Here's a high-level description of the context:
* The NFS server has a directory which is full.
* That directory is mounted on the NFS client.
* The NFS client tries to "mv local-file /nfs/remote-dir/"
* local-file is big (typically 700 MiB).
What happens is:
* The "mv" takes a long long time and eventually fails, of course.
* The load on the NFS server (initially at 0) increases to about 8.
* Any access to the NFS-mounted dir from the client whilst "mv" is in
progress stalls (e.g. ls -l /nfs/remote-dir).
I've tried to write my own "mv" in C to see which syscalls were involved.
What happens is:
* All the write() succeed with no error.
* The final close() returns -1 with either EINTR or ENOSPC.
I could not determine what makes close return EINTR or ENOSPC.
Problem is, under 2.4.31, the write() was immediately failing when writing
to a full NFS partition.
This looks like an important bug, but I don't know if it is in the NFS-client
or NFS-server side. I'm tempted to say NFS-server, but that's more a hunch.
Raphael
On Wed, 2007-08-01 at 17:00 +0200, Raphael Manfredi wrote:
> I've stumbled into a problem running 2.6.22.1 on both my NFS client and
> my NFS server.
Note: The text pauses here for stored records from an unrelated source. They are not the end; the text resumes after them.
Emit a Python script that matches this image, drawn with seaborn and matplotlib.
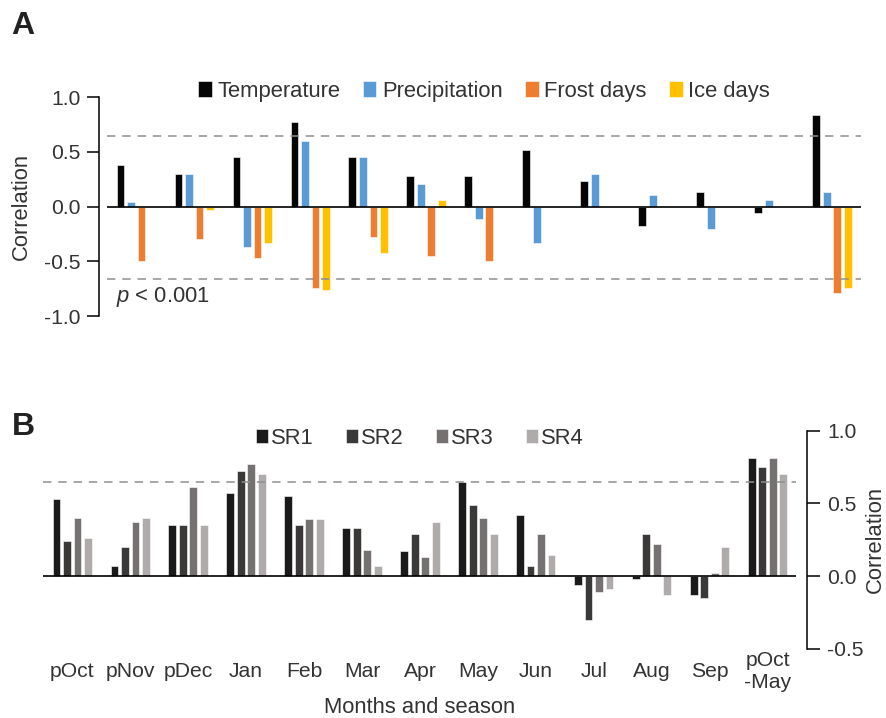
import numpy as np
import pandas as pd
import matplotlib
matplotlib.use("Agg")
import matplotlib.pyplot as plt
import seaborn as sns

# ---- data -------------------------------------------------------------
months = ["pOct", "pNov", "pDec", "Jan", "Feb", "Mar", "Apr", "May",
          "Jun", "Jul", "Aug", "Sep", "pOct\n-May"]

nan = np.nan
# Panel A: climate correlations
temperature   = [0.38, 0.30, 0.45, 0.77, 0.45, 0.28, 0.28, 0.52, 0.23, -0.18, 0.13, -0.06, 0.84]
precipitation = [0.04, 0.30, -0.37, 0.60, 0.45, 0.21, -0.11, -0.33, 0.30, 0.11, -0.20, 0.06, 0.13]
frost_days    = [-0.50, -0.30, -0.47, -0.74, -0.28, -0.45, -0.50, nan, nan, nan, nan, nan, -0.79]
ice_days      = [nan, -0.03, -0.33, -0.76, -0.42, 0.06, nan, nan, nan, nan, nan, nan, -0.74]
climate_names = ["Temperature", "Precipitation", "Frost days", "Ice days"]
climate_colors = ["#050505", "#5b9bd5", "#ed7d31", "#ffc000"]

# Panel B: site-record correlations
sr1 = [0.53, 0.07, 0.35, 0.57, 0.55, 0.33, 0.17, 0.65, 0.42, -0.06, -0.02, -0.13, 0.81]
sr2 = [0.24, 0.20, 0.35, 0.72, 0.35, 0.33, 0.29, 0.49, 0.07, -0.30, 0.29, -0.15, 0.75]
sr3 = [0.40, 0.37, 0.61, 0.77, 0.39, 0.18, 0.13, 0.40, 0.29, -0.11, 0.22, 0.02, 0.81]
sr4 = [0.26, 0.40, 0.35, 0.70, 0.39, 0.07, 0.37, 0.29, 0.145, -0.09, -0.13, 0.20, 0.70]
sr_names = ["SR1", "SR2", "SR3", "SR4"]
sr_colors = ["#1a1a1a", "#3b3838", "#767171", "#afabab"]

sig_upper_a, sig_lower_a = 0.65, -0.66
sig_b = 0.65

yticks_a = [1.0, 0.5, 0.0, -0.5, -1.0]
yticks_b = [1.0, 0.5, 0.0, -0.5]


def long_frame(series, names):
    rows = []
    for name, vals in zip(names, series):
        for m, v in zip(months, vals):
            if not np.isnan(v):
                rows.append({"month": m, "var": name, "r": v})
    return pd.DataFrame(rows)


df_a = long_frame([temperature, precipitation, frost_days, ice_days], climate_names)
df_b = long_frame([sr1, sr2, sr3, sr4], sr_names)

# ---- style ------------------------------------------------------------
sns.set_theme(style="white")
plt.rcParams["font.family"] = ["Liberation Sans", "DejaVu Sans"]
plt.rcParams["mathtext.fontset"] = "custom"
plt.rcParams["mathtext.it"] = "Liberation Sans:italic"
plt.rcParams["mathtext.rm"] = "Liberation Sans"
TXT = "#333333"
FS_TICK = 15.2
FS_TXT = 15.8

fig = plt.figure(figsize=(8.87, 7.18), dpi=100)
W, H = 887, 718
axA = fig.add_axes([107.3 / W, 1 - 316 / H, (861 - 107.3) / W, (316 - 97.3) / H])
axB = fig.add_axes([43.3 / W, 1 - 648.7 / H, (796.5 - 43.3) / W, (648.7 - 430.7) / H])

bar_kw = dict(width=0.725, gap=0.25, errorbar=None, saturation=1,
              edgecolor="white", linewidth=0.4)
dash = (0, (5.5, 4.5))

# ---- panel A ----------------------------------------------------------
sns.barplot(data=df_a, x="month", y="r", hue="var", order=months,
            hue_order=climate_names, palette=climate_colors, ax=axA, **bar_kw)
axA.set_xlim(-0.5, len(months) - 0.5)
axA.set_ylim(-1.0, 1.0)
axA.axhline(0, color="black", lw=1.2, zorder=3)
for yv in (sig_upper_a, sig_lower_a):
    axA.axhline(yv, color="#8f8f8f", lw=1.1, ls=dash, zorder=1)
axA.set_yticks(yticks_a)
axA.set_yticklabels([f"{t:.1f}" for t in yticks_a])
axA.tick_params(axis="y", left=True, length=9, width=1.1, pad=4.5,
                labelsize=FS_TICK, labelcolor=TXT, color="black", direction="out")
axA.tick_params(axis="x", bottom=False, labelbottom=False)
axA.set_xlabel("")
axA.set_ylabel("Correlation", fontsize=FS_TXT, color=TXT, labelpad=9)
for s in ("top", "right", "bottom"):
    axA.spines[s].set_visible(False)
axA.spines["left"].set_position(("outward", 5.8))
axA.spines["left"].set_color("black")
axA.spines["left"].set_linewidth(1.1)
axA.text(-0.35, -0.825, r"$p$ < 0.001", fontsize=FS_TXT, color=TXT, va="center", ha="left")

h, l = axA.get_legend_handles_labels()
axA.legend(h, l, ncol=4, frameon=False, loc="center", bbox_to_anchor=(0.5, 1.026),
           fontsize=FS_TXT, handlelength=0.6, handleheight=0.75, handletextpad=0.25,
           columnspacing=1.05, labelcolor=TXT, borderaxespad=0)

# ---- panel B ----------------------------------------------------------
sns.barplot(data=df_b, x="month", y="r", hue="var", order=months,
            hue_order=sr_names, palette=sr_colors, ax=axB, **bar_kw)
axB.set_xlim(-0.5, len(months) - 0.5)
axB.set_ylim(-0.5, 1.0)
axB.axhline(0, color="black", lw=1.2, zorder=3)
axB.axhline(sig_b, color="#8f8f8f", lw=1.1, ls=dash, zorder=1)
axB.yaxis.tick_right()
axB.yaxis.set_label_position("right")
axB.set_yticks(yticks_b)
axB.set_yticklabels([f"{t:.1f}" for t in yticks_b])
axB.tick_params(axis="y", right=True, left=False, length=9.5, width=1.1, pad=5,
                labelsize=FS_TICK, labelcolor=TXT, color="black", direction="out")
axB.set_xticks(range(len(months)))
axB.set_xticklabels(months, va="center", fontsize=FS_TICK, color=TXT)
axB.tick_params(axis="x", bottom=False, pad=10.5)
axB.set_xlabel("Months and season", fontsize=FS_TXT, color=TXT)
axB.xaxis.set_label_coords(0.5, -0.222)
axB.set_ylabel("Correlation", fontsize=FS_TXT, color=TXT, labelpad=1)
for s in ("top", "left", "bottom"):
    axB.spines[s].set_visible(False)
axB.spines["right"].set_position(("outward", 7.4))
axB.spines["right"].set_color("black")
axB.spines["right"].set_linewidth(1.1)

h, l = axB.get_legend_handles_labels()
axB.legend(h, l, ncol=4, frameon=False, loc="center", bbox_to_anchor=(0.5, 0.966),
           fontsize=FS_TXT, handlelength=0.55, handleheight=0.65, handletextpad=0.15,
           columnspacing=1.45, labelcolor=TXT, borderaxespad=0)

# ---- panel letters ----------------------------------------------------
fig.text(11 / W, 1 - 34 / H, "A", fontsize=23, fontweight="bold", color="#222222",
         va="baseline", ha="left")
fig.text(12 / W, 1 - 435 / H, "B", fontsize=23, fontweight="bold", color="#222222",
         va="baseline", ha="left")

fig.savefig("out.png", dpi=100)
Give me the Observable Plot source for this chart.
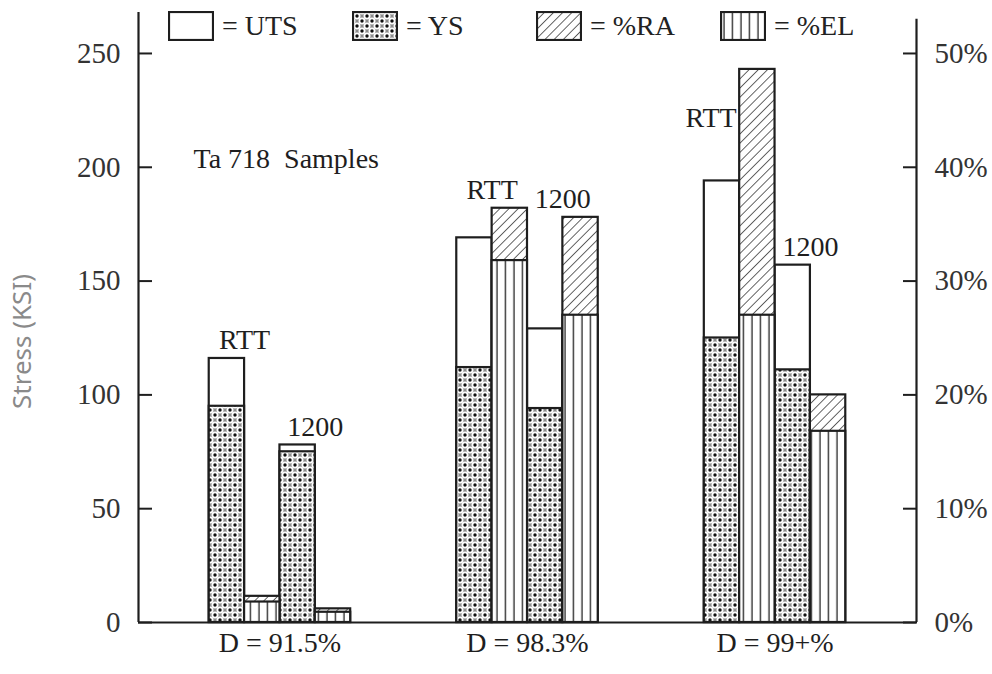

I've just upgraded from 2.4.31, so I have no idea whether
> this is a new problem or if it is known in the 2.6.x series.
>
> Here's a high-level description of the context:
>
> * The NFS server has a directory which is full.
> * That directory is mounted on the NFS client.
> * The NFS client tries to "mv local-file /nfs/remote-dir/"
> * local-file is big (typically 700 MiB).
>
> What happens is:
>
> * The "mv" takes a long long time and eventually fails, of course.
> * The load on the NFS server (initially at 0) increases to about 8.
> * Any access to the NFS-mounted dir from the client whilst "mv" is in
> progress stalls (e.g. ls -l /nfs/remote-dir).
>
> I've tried to write my own "mv" in C to see which syscalls were involved.
> What happens is:
>
> * All the write() succeed with no error.
> * The final close() returns -1 with either EINTR or ENOSPC.
>
> I could not determine what makes close return EINTR or ENOSPC.
>
> Problem is, under 2.4.31, the write() was immediately failing when writing
> to a full NFS partition.
>
> This looks like an important bug, but I don't know if it is in the NFS-client
> or NFS-server side. I'm tempted to say NFS-server, but that's more a hunch.
The answer appears to be that some filesystems really _suck_ when they
have to return errors: they take forever to return to the user. When the
client then tries with several WRITE requests (it can cache huge numbers
of requests) then the cumulative effect of the delays are quite
noticeable as you can see above.
I've got a tentative client-side patch to deal with this sort of server.
Basically, when the client sees that a cached write returns an error,
then it will stop caching, and start doing O_SYNC-style writes until the
error conditions stop. That won't fix the server side problem, but it
does ensure that the application gets notified of the error as soon as
possible.
Cheers
Trond